Problem requirements —
Look at the data below and print exactly the lines from its first line through the line with "25, 18, 18];"; the pictures stay out of the copy.

Recorded information —
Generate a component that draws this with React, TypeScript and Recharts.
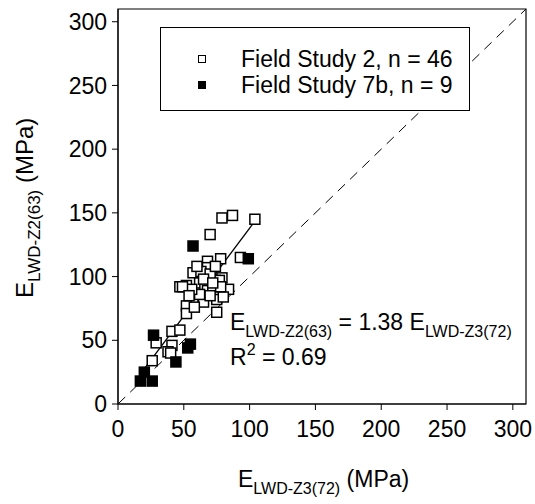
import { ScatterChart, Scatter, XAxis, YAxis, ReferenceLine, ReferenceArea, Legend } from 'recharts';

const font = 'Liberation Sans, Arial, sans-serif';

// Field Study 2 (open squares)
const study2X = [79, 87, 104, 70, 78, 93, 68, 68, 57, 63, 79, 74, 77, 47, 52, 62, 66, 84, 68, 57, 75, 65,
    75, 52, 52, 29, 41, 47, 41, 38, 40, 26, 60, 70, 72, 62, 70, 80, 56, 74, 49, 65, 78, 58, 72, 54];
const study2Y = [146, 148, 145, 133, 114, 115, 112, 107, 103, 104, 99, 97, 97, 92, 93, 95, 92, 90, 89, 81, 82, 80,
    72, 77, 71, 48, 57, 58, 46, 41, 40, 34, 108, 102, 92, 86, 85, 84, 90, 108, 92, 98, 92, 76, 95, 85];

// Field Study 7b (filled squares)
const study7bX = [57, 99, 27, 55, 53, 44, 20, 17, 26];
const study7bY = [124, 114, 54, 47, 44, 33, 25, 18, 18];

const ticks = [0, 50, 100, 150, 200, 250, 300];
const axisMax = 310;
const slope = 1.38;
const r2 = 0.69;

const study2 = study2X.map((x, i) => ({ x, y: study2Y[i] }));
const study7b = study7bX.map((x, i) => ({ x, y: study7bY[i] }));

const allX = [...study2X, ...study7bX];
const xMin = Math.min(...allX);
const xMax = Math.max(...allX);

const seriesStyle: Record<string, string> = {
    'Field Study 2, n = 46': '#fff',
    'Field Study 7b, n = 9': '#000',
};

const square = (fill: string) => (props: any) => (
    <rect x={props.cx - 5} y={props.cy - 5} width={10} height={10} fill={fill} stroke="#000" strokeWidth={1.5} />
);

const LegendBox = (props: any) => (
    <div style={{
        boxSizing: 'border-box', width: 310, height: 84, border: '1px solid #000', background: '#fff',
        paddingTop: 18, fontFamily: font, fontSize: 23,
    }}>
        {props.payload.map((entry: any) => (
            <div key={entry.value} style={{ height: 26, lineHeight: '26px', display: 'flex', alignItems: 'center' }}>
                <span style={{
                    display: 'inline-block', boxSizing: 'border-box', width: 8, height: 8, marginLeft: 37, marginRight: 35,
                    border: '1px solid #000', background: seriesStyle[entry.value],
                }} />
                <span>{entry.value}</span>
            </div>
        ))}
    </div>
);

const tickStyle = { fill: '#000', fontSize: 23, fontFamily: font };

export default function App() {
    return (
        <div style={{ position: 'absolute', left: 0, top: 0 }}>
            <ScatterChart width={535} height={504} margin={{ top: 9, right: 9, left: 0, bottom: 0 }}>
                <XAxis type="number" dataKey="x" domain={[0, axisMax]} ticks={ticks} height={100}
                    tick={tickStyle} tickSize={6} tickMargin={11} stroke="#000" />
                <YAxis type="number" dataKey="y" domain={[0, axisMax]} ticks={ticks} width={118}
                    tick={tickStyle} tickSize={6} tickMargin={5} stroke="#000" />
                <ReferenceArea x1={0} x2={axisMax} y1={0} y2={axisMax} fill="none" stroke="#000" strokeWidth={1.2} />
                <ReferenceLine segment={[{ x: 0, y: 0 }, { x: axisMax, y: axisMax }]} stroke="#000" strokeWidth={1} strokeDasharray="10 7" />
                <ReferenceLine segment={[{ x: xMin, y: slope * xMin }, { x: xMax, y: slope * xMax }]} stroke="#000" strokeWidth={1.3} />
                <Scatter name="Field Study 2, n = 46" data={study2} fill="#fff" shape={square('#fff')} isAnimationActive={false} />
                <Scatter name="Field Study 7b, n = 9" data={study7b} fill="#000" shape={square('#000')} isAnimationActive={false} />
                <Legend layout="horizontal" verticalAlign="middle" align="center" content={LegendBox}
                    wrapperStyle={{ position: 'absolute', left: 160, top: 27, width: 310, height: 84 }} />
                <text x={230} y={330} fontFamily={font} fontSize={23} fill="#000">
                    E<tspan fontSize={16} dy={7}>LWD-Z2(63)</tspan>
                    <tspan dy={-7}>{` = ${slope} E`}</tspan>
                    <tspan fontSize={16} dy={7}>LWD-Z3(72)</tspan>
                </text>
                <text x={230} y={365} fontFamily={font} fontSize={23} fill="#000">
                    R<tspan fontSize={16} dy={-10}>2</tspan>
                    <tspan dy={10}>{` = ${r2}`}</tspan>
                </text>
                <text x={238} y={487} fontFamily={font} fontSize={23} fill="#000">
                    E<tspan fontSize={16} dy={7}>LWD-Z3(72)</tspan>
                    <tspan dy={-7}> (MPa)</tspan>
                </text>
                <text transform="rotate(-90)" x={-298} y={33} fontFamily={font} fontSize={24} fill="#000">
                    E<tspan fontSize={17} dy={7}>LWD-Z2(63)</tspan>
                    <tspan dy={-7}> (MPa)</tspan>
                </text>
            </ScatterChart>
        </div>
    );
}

Task output —
Generate a component that draws this with React, TypeScript and Recharts.
import { ScatterChart, Scatter, XAxis, YAxis, ReferenceLine, ReferenceArea, Legend } from 'recharts';

const font = 'Liberation Sans, Arial, sans-serif';

// Field Study 2 (open squares)
const study2X = [79, 87, 104, 70, 78, 93, 68, 68, 57, 63, 79, 74, 77, 47, 52, 62, 66, 84, 68, 57, 75, 65,
    75, 52, 52, 29, 41, 47, 41, 38, 40, 26, 60, 70, 72, 62, 70, 80, 56, 74, 49, 65, 78, 58, 72, 54];
const study2Y = [146, 148, 145, 133, 114, 115, 112, 107, 103, 104, 99, 97, 97, 92, 93, 95, 92, 90, 89, 81, 82, 80,
    72, 77, 71, 48, 57, 58, 46, 41, 40, 34, 108, 102, 92, 86, 85, 84, 90, 108, 92, 98, 92, 76, 95, 85];

// Field Study 7b (filled squares)
const study7bX = [57, 99, 27, 55, 53, 44, 20, 17, 26];
const study7bY = [124, 114, 54, 47, 44, 33, 25, 18, 18];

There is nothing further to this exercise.